What happened then to make this project happen?
Ridley Scott and his production company felt they could tell this story for television. And times are changing, with Hunger Games and the young adult market. Women can hold a thriller movie.
One of your main characters, Alice Tanner, is an Englishwoman who comes to the Languedoc and is immediately drawn to it. And I was wondering if she represented you, when you first moved to that part of France and were clearly drawn to it, too.
Alice is not me at all. Nobody is based on any real person. I never write like that, because readers can tell. If you’re simply copying someone, even if it’s yourself, the characters don’t come to life as themselves. It can’t simply be a mirror of what you see. Having said that, you do use emotions and characteristics of other people, including yourself. So for example, when Alice sees the city for the first time from the motorway, it’s based on my emotions of how I felt when I first saw it. All of my joy and my celebration of Carcassonne.
Did you ever consider writing the novel in one time period instead of a “time slip” book?

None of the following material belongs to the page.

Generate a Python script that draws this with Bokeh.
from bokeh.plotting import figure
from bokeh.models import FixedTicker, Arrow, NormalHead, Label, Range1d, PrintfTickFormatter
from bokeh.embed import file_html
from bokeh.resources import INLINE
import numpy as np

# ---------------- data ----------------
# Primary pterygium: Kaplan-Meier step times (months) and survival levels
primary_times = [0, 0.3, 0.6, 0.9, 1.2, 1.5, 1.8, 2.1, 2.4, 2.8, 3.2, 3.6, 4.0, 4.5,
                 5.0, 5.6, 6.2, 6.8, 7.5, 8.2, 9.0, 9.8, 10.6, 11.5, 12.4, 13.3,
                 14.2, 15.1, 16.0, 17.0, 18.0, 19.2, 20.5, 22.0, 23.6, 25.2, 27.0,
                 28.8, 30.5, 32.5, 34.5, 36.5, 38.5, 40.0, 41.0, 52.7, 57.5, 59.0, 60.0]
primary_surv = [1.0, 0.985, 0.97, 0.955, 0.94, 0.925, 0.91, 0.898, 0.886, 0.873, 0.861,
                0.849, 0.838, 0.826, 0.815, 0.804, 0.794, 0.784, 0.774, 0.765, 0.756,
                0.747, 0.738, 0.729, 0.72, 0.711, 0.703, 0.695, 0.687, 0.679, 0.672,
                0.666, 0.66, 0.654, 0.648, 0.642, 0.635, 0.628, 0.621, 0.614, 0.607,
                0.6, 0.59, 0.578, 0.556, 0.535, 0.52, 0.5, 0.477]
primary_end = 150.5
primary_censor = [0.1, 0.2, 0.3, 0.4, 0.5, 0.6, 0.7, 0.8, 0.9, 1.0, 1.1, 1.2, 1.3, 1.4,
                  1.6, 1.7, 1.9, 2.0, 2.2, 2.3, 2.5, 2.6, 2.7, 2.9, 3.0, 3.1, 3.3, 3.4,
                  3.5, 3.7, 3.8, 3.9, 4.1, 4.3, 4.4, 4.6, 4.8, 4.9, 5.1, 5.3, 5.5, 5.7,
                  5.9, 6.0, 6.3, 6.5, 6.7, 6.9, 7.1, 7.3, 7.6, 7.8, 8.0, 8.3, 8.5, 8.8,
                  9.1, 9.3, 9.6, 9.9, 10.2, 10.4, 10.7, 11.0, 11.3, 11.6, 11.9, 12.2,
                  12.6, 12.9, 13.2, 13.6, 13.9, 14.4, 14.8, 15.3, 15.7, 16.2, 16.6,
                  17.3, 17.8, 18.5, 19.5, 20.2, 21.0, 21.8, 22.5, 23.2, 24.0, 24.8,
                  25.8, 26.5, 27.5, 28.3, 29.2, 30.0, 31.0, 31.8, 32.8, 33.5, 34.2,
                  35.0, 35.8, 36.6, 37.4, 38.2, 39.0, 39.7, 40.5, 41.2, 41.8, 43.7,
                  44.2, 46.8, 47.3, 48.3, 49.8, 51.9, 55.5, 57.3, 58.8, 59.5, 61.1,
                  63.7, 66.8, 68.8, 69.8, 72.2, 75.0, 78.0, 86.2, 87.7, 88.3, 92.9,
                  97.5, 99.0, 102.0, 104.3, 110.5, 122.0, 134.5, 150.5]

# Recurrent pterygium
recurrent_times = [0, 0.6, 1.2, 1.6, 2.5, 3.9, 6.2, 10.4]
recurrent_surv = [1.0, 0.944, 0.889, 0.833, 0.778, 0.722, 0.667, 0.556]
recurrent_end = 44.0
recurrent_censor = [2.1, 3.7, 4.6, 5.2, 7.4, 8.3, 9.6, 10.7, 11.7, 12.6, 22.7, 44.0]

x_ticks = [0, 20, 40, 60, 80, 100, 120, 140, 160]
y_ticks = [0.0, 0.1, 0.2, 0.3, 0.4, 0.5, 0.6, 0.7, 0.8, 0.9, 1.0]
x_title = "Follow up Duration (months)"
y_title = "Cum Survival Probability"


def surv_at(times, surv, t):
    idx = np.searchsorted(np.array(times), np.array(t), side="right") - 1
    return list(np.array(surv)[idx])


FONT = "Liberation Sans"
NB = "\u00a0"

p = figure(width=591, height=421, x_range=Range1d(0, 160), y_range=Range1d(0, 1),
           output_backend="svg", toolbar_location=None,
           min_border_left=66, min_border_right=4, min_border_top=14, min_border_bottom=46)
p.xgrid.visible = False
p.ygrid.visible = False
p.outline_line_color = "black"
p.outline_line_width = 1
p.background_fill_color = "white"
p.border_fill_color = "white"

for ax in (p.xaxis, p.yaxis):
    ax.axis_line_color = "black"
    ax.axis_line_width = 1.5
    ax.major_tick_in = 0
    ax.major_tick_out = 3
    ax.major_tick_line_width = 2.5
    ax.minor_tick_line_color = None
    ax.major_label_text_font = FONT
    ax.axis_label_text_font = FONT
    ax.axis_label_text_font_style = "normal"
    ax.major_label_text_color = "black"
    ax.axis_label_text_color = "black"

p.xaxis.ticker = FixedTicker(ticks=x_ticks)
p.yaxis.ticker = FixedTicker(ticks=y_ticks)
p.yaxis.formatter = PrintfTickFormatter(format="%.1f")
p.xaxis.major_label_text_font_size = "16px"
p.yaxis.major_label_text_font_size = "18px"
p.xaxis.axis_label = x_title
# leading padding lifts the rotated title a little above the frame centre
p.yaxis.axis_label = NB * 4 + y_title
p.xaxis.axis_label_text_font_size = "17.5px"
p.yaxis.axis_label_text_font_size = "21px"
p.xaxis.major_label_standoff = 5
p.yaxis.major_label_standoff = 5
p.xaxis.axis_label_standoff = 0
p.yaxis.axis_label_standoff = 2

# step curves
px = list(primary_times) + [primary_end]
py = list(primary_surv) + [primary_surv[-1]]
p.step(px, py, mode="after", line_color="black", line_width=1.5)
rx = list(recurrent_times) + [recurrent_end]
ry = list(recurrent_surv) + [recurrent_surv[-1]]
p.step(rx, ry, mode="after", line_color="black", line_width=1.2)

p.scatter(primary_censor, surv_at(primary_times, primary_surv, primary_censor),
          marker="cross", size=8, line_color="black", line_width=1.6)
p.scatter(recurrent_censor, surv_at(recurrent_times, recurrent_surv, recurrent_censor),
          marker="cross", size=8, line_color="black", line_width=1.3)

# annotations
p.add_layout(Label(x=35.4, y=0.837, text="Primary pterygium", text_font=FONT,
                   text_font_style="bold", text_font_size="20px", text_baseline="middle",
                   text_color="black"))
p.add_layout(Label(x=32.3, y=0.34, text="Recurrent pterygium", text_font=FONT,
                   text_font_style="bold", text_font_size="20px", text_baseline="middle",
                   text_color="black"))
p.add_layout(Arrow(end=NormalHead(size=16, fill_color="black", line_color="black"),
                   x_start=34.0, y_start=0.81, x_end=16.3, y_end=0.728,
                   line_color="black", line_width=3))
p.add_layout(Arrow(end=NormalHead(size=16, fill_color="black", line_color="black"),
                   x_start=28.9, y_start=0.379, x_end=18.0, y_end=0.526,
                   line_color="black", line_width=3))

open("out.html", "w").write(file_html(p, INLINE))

You could have written a main character investigating what happened in the past without having to write a whole second time period with its own characters.

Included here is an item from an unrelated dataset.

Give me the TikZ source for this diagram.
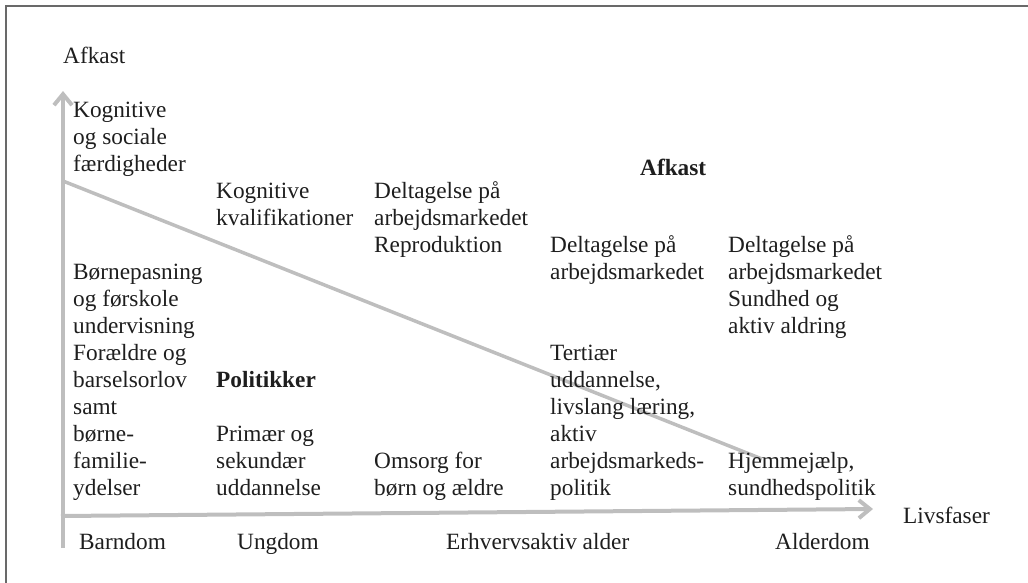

You can have all the ideas in the world; you think, “Won’t that be great?” and you come up with a certain character, a piece of history, but the truth is that the book tells you what it wants you to do. When I sat down, I had never heard of time slip. There were just one or two writers who had done the same thing at that time—now there are more. I didn’t intend to do this, to have two completely different historical periods on the page. But the book taps you on the shoulder and says, “Hey, that’s how we’re going to do this.”
Are you continuing to write novels set in different times?
The novel I am working on at the moment is set in one year. The Taxidermist’s Daughter is a Gothic story. I’m enjoying my Gothic fiction because it’s very much more sort of a Daphne du Maurier, creepy, single narrative. It’s so liberating!